Au début, à la suite de la découverte d’un logiciel graphique disponible sur mon iPad, j’ai commencé à dessiner d’une façon compulsive, renouant ainsi avec une vieille habitude de griffonner à tout moment. Bien que mon métier de sculpteur m’orientait vers une pratique plutôt spatiale, le dessin demeurait tout de même le point de départ de la majorité de mes projets.

Revenu à ce geste initial, je développe aujourd’hui des barbos griffonnés à temps perdu en reliefs et en sculptures. Après en avoir accumulé des milliers, j’ai développé un protocole de travail visant à les magnifier. Les petits dessins d’origine sont transférés dans un logiciel de dessin assisté par ordinateur (CAD) qui me permet de les vectoriser. Ce procédé consiste à en redessiner le tracé en fonction de données numériques, afin d’en faire un dessin paramétrique reproductible. J’utilise une technique de reproduction par symétrie parfaitement adaptée à un travail de conception assistée par l’ordinateur. En fait, à la manière d’un photographe, je reproduis mes dessins à des échelles variées, en une multitude de positions spatiales, et en découpe les contours au laser, dans l’acier, le papier plastique et tout autre matériau. J’obtiens alors un dessin sculpture d’une épaisseur si mince, qu’elle le situe aux limites de l’objet.
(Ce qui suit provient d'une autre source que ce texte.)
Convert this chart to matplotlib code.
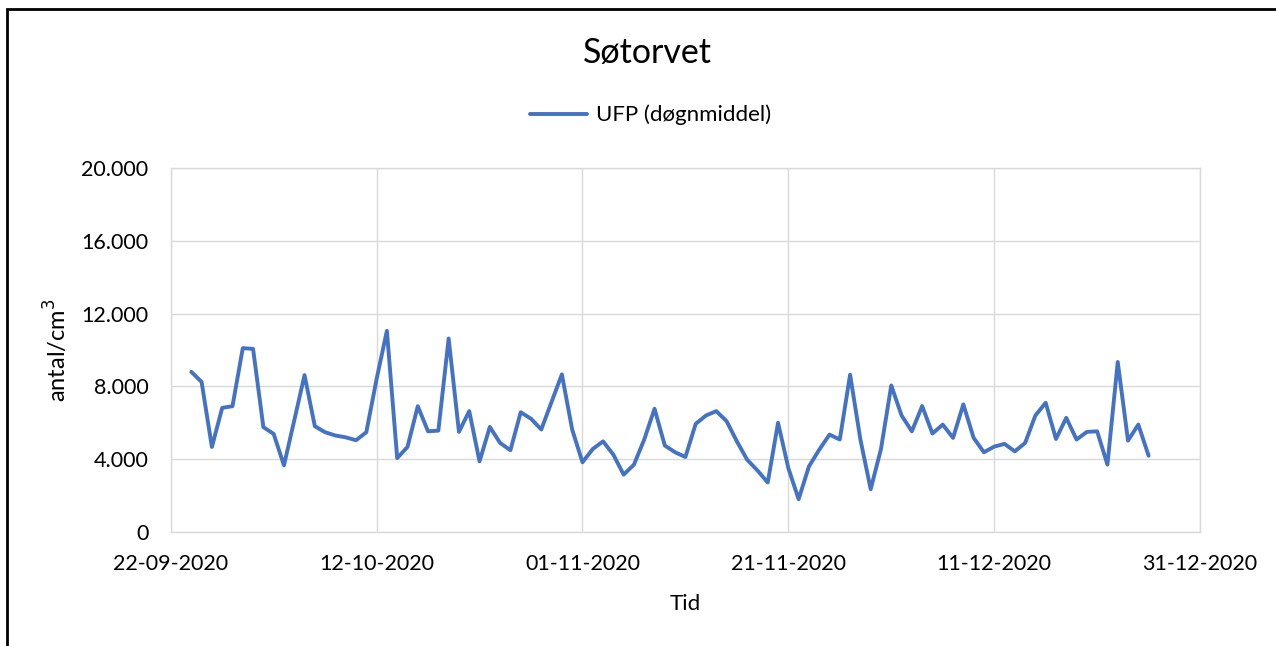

Ces objets ambigus renvoient toujours au dessin ludique à l’origine leur composition. La souplesse et la fluidité de la forme témoignent d’ailleurs de leur caractère fait à la main. Leur présentation sous forme de découpes de carton de petites dimensions évoque même un travail de dentelle, où le savoir faire artisanal serait remplacé par une technologie de précision. Au mur, les découpes d’acier monumentales forcent une attention soutenue du spectateur par leur caractère énigmatique. Leur matérialité présuppose un usinage et souligne les procédés de conception et de production qui les ont rendues possibles. Par leurs dimensions imposantes, ces murales d’acier interpellent le corps du spectateur plutôt que sa main. Elles répondent en écho aux sculptures réalisées par assemblage, rappelant la modélisation scientifique de la matière en fonction d’agencements réguliers répétés.
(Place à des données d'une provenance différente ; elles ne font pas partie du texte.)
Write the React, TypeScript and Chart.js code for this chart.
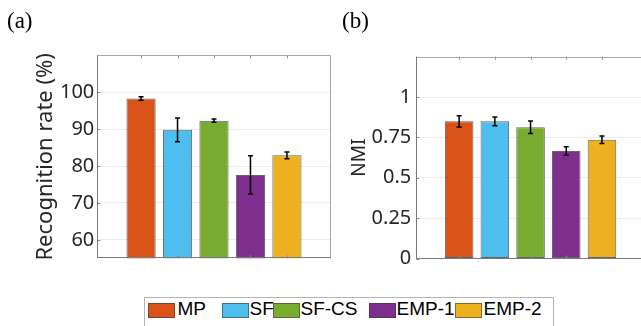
import React, { useEffect, useRef } from "react";
import { Chart, registerables } from "chart.js";

Chart.register(...registerables);

// ---- data ----
const CATEGORIES = ["MP", "SF", "SF-CS", "EMP-1", "EMP-2"];
const COLORS = ["#D95319", "#4DBEEE", "#77AC30", "#7E2F8E", "#EDB120"];
const RECOG_VALUES = [98.3, 89.8, 92.3, 77.6, 82.9];
const RECOG_ERRORS = [0.45, 3.2, 0.45, 5.2, 0.9];
const RECOG_TICKS = [60, 70, 80, 90, 100];
const NMI_VALUES = [0.85, 0.85, 0.813, 0.666, 0.736];
const NMI_ERRORS = [0.035, 0.027, 0.039, 0.026, 0.023];
const NMI_TICKS = [0, 0.25, 0.5, 0.75, 1];

const errorBarsPlugin = {
  id: "errorBars",
  afterDatasetsDraw(chart: any, _args: any, opts: any) {
    const errs: number[] = opts.errors || [];
    const meta = chart.getDatasetMeta(0);
    const ys = chart.scales.y;
    const ctx = chart.ctx;
    ctx.save();
    ctx.strokeStyle = "#000";
    ctx.lineWidth = 1.5;
    meta.data.forEach((bar: any, i: number) => {
      const raw = chart.data.datasets[0].data[i];
      const v = typeof raw === "object" ? raw.y : raw;
      const x = bar.x;
      const yt = ys.getPixelForValue(v + errs[i]);
      const yb = ys.getPixelForValue(v - errs[i]);
      ctx.beginPath();
      ctx.moveTo(x, yt);
      ctx.lineTo(x, yb);
      ctx.moveTo(x - 2.5, yt);
      ctx.lineTo(x + 2.5, yt);
      ctx.moveTo(x - 2.5, yb);
      ctx.lineTo(x + 2.5, yb);
      ctx.stroke();
    });
    ctx.restore();
  },
};

const boxPlugin = {
  id: "matlabBox",
  afterDraw(chart: any, _args: any, opts: any) {
    const { left, right, top, bottom } = chart.chartArea;
    const ctx = chart.ctx;
    const ys = chart.scales.y;
    const xs = chart.scales.x;
    ctx.save();
    ctx.lineWidth = 1;
    ctx.strokeStyle = "#8a8a8a";
    ctx.beginPath();
    (opts.yTicks || []).forEach((t: number) => {
      const y = Math.round(ys.getPixelForValue(t)) + 0.5;
      ctx.moveTo(left, y);
      ctx.lineTo(left + 3, y);
    });
    (opts.xTicks || []).forEach((t: number) => {
      const x = Math.round(xs.getPixelForValue(t)) + 0.5;
      ctx.moveTo(x, top);
      ctx.lineTo(x, top + 3);
      ctx.moveTo(x, bottom);
      ctx.lineTo(x, bottom - 3);
    });
    ctx.stroke();
    ctx.strokeStyle = "#a8a8a8";
    ctx.beginPath();
    ctx.moveTo(left, Math.round(top) + 0.5);
    ctx.lineTo(right, Math.round(top) + 0.5);
    ctx.moveTo(Math.round(right) - 0.5, top);
    ctx.lineTo(Math.round(right) - 0.5, bottom);
    ctx.stroke();
    ctx.strokeStyle = "#7a7a7a";
    ctx.beginPath();
    ctx.moveTo(Math.round(left) + 0.5, top);
    ctx.lineTo(Math.round(left) + 0.5, bottom);
    ctx.moveTo(left, Math.round(bottom) - 0.5);
    ctx.lineTo(right, Math.round(bottom) - 0.5);
    ctx.stroke();
    ctx.restore();
  },
};

type PanelProps = {
  values: number[];
  errors: number[];
  ticks: number[];
  min: number;
  max: number;
  title: string;
  titleSize: number;
  canvasLeft: number;
  canvasWidth: number;
  canvasHeight: number;
  pad: { left: number; right: number; top: number; bottom: number };
  scaleWidth: number;
  tickPad: number;
};

function BarPanel(p: PanelProps) {
  const ref = useRef<HTMLCanvasElement | null>(null);
  useEffect(() => {
    if (!ref.current) return;
    const positions = CATEGORIES.map((_, i) => i + 1);
    const chart = new Chart(ref.current, {
      type: "bar",
      data: {
        datasets: [
          {
            label: "values",
            data: p.values.map((v, i) => ({ x: positions[i], y: v })),
            backgroundColor: COLORS,
            borderColor: "rgba(50,50,50,0.75)",
            borderWidth: 1,
            borderSkipped: false,
            barPercentage: 1,
            categoryPercentage: 0.8,
          } as any,
        ],
      },
      options: {
        responsive: false,
        animation: false,
        layout: { padding: p.pad },
        plugins: {
          legend: { display: false },
          tooltip: { enabled: false },
          errorBars: { errors: p.errors },
          matlabBox: { yTicks: p.ticks, xTicks: positions },
        } as any,
        scales: {
          x: {
            type: "linear",
            min: -0.2,
            max: 6.2,
            offset: false,
            display: false,
          },
          y: {
            min: p.min,
            max: p.max,
            afterBuildTicks: (s: any) => {
              s.ticks = p.ticks.map((v) => ({ value: v }));
            },
            afterFit: (s: any) => {
              s.width = p.scaleWidth;
            },
            grid: { color: "#ebebeb", drawTicks: false, lineWidth: 1 },
            border: { display: false },
            ticks: {
              padding: p.tickPad,
              color: "#262626",
              font: { family: "Noto Sans", size: 20 },
              callback: (v: any) => String(v),
            },
            title: {
              display: true,
              text: p.title,
              color: "#262626",
              font: { family: "Noto Sans", size: p.titleSize },
            },
          },
        },
      },
      plugins: [errorBarsPlugin, boxPlugin],
    } as any);
    return () => chart.destroy();
  }, []);
  return (
    <canvas
      ref={ref}
      width={p.canvasWidth}
      height={p.canvasHeight}
      style={{ position: "absolute", left: p.canvasLeft, top: 0, width: p.canvasWidth, height: p.canvasHeight }}
    />
  );
}

const SWATCH_X = [148, 222, 273, 369, 455];
const LABEL_X = [177.5, 249.5, 300.5, 396.5, 483.5];

export default function App() {
  return (
    <div
      style={{
        position: "fixed",
        left: 0,
        top: 0,
        width: 641,
        height: 326,
        overflow: "hidden",
        background: "#fff",
      }}
    >
      <BarPanel
        values={RECOG_VALUES}
        errors={RECOG_ERRORS}
        ticks={RECOG_TICKS}
        min={55}
        max={110}
        title="Recognition rate (%)"
        titleSize={22}
        canvasLeft={0}
        canvasWidth={335}
        canvasHeight={280}
        pad={{ left: 28.3, right: 4.3, top: 55.3, bottom: 21.7 }}
        scaleWidth={69}
        tickPad={3}
      />
      <BarPanel
        values={NMI_VALUES}
        errors={NMI_ERRORS}
        ticks={NMI_TICKS}
        min={0}
        max={1.25}
        title="NMI"
        titleSize={19}
        canvasLeft={335}
        canvasWidth={320}
        canvasHeight={280}
        pad={{ left: 9.2, right: 10.2, top: 56.7, bottom: 21.5 }}
        scaleWidth={72.1}
        tickPad={5}
      />
      <div style={{ position: "absolute", left: 7, top: 9, font: "23px/23px 'Liberation Serif', serif", color: "#000" }}>
        (a)
      </div>
      <div style={{ position: "absolute", left: 342, top: 9, font: "23px/23px 'Liberation Serif', serif", color: "#000" }}>
        (b)
      </div>
      <div
        style={{
          position: "absolute",
          left: 144,
          top: 297,
          width: 410,
          height: 40,
          border: "1px solid #b4b4b4",
          boxSizing: "border-box",
        }}
      />
      {CATEGORIES.map((c, i) => (
        <React.Fragment key={c}>
          <div
            style={{
              position: "absolute",
              left: SWATCH_X[i],
              top: 303,
              width: 27,
              height: 15,
              background: COLORS[i],
              border: "1px solid rgba(60,60,60,0.6)",
              boxSizing: "border-box",
            }}
          />
          <div
            style={{
              position: "absolute",
              left: LABEL_X[i],
              top: 298.5,
              font: "19px/19px 'Liberation Sans', Arial, sans-serif",
              color: "#000",
              whiteSpace: "nowrap",
            }}
          >
            {c}
          </div>
        </React.Fragment>
      ))}
    </div>
  );
}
Les principes de composition de mes œuvres évoquent aussi le fonctionnement du cerveau, notamment son appréhension particulière de la forme. En effet, le cerveau structure son environnement en permanence et transforme les informations perceptuelles de la rétine en formes connues, une appropriation du visible nommée paréidolie. Il ne s’agit pas ici d’un phénomène d’illusions découlant de lois universelles de l’optique, mais d’une perception cognitive où chacun se projette dans ce qui est placé sous ses yeux plutôt qu’il ne le voit, laissant une large part aux attentes et aux prédispositions de chacun. Ce corpus théâtralise ce processus en mettant en avant autant la démarche artistique, évoluant de ce qui m’est familier vers l’inconnu, qu’à l’inverse de l’obscur vers l’usuel, lors de son interprétation par le spectateur.

Mes dessins, mes reliefs et mes sculptures décrivent aussi la part cognitive de ce territoire qui lie l’artiste à celui ou celle qui regarde ses œuvres.